Tim Cook knows that monopoly means power — and money

Second, there are its stores: iTunes and the App Store, but Apple TV Channels could also fall into this category since users will be able to choose individual channels to subscribe to. In exchange for providing these platforms — in the case of the App Store, the only way those products can be accessed on iOS devices — Apple ensures it gets a cut. And to be clear, it isn’t a small one: Apple takes 30 percent of iTunes and App Store sales, and reportedly demanded 50 percent of Apple News Plus revenue, despite the dire straits of journalism’s business model.

Spotify even filed a complaint against Apple in the European Union over how it controls its platforms, arguing its actions amount to anti-competitive practices. The 30 percent charged on Spotify subscriptions makes it appear more expensive than Apple Music, and Apple promotes its own service in the App Store and gives itself an exemption from a rule prohibiting notifications about subscriptions. The rules also make it difficult for companies like Spotify and Netflix to communicate with customers about alternative means to subscribe, and Apple has been known to hold up their app updates.

Third, Apple has gotten into finance with Apple Pay and Apple Card. Through Apple Pay, customers can use existing cards to make purchases and Apple takes a small percentage of every transaction, while Apple Card will essentially make Apple your credit card provider, letting them take an even bigger piece of every purchase made outside the Apple ecosystem.

Source: Apple Keynote

There’s a word for how Apple is placing itself in the middle of so many transactions to take a percentage for itself: it’s called rentierism, and it’s a fundamental part of the platform business model Apple is embracing as its product revenues stagnate.

In his book Platform Capitalism, Nick Srnicek writes about what post-advertising platforms might look like: “rent is extracted from the use of a service and, given the monopoly position of these platforms, alternatives remain out of reach.” Even though Apple isn’t transitioning from an ad-based model, Srnicek’s description sounds a lot like the strategy it’s trying to pursue in order to keep investors happy.

Apple may not be a monopoly in the conventional sense, though the mobile market is quite clearly an oligopoly. But when it comes to its products, and those using iOS in particular, it has a lot of power over what’s made available to users, and it’s using that power to be the middleman and scrape off a piece of every transaction for itself.

There’s a word for how Apple is placing itself in the middle of so many transactions to take a percentage for itself: it’s called rentierism

I have little doubt that Apple’s pivot to services will pay off for investors: they don’t cost the company very much to deliver, but the returns can be significant. However, these kinds of practices are exactly why the public’s appetite for antitrust action against major tech companies is growing.
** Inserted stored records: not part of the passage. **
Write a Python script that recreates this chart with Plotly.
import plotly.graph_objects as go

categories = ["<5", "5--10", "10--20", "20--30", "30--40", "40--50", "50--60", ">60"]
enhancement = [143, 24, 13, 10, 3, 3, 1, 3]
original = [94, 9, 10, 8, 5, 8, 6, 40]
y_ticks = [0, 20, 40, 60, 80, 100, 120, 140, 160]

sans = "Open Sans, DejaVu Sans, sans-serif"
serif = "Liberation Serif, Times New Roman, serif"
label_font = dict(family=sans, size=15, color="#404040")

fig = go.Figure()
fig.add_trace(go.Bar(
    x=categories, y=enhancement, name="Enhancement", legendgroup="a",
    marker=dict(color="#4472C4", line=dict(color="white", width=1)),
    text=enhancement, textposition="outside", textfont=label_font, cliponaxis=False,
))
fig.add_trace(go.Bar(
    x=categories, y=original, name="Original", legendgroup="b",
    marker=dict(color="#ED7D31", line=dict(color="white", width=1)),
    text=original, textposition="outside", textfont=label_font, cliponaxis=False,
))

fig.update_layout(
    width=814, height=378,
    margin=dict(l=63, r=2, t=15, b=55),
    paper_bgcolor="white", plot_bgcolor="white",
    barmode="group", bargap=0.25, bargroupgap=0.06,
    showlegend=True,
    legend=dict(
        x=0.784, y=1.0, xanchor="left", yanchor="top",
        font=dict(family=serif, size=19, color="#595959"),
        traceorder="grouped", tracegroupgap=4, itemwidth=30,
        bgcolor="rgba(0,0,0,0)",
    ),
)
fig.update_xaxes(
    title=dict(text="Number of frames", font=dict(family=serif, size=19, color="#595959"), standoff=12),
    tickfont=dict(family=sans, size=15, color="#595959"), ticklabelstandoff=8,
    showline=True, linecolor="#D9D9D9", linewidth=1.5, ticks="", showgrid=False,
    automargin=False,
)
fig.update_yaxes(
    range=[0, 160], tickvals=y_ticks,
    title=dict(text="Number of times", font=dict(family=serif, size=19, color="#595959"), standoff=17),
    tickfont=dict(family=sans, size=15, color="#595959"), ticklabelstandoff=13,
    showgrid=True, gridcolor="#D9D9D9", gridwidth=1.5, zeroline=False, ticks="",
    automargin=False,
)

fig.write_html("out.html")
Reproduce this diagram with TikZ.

Should Apple really be able to use its market power to place itself in the middle of so many transactions to take a cut? No, it shouldn’t. But in this debate about whether to break up big tech, platforms like the App Store can’t just be broken off into a separate entity, they need to be regulated as public utilities to ensure the owner can’t give an unfair advantage to their own product, such as the case of Apple Music and Spotify.

Until that happens, Apple will use its dominance to reap rentier profits, and users, content creators, app developers, and others will have little ability to challenge it for fair terms. However, the prospect of action is clear: the E.U. will likely take Spotify’s complaint seriously and voters should ensure whichever Democrat wins the presidential nomination is serious about taking on the power of tech monopolies.

Apple may be the focus today given its new services, but it’s just one example of a whole sector using its market power to privilege their own products and tax every transaction that goes through their digital platforms. And it’s long past time to rein them in.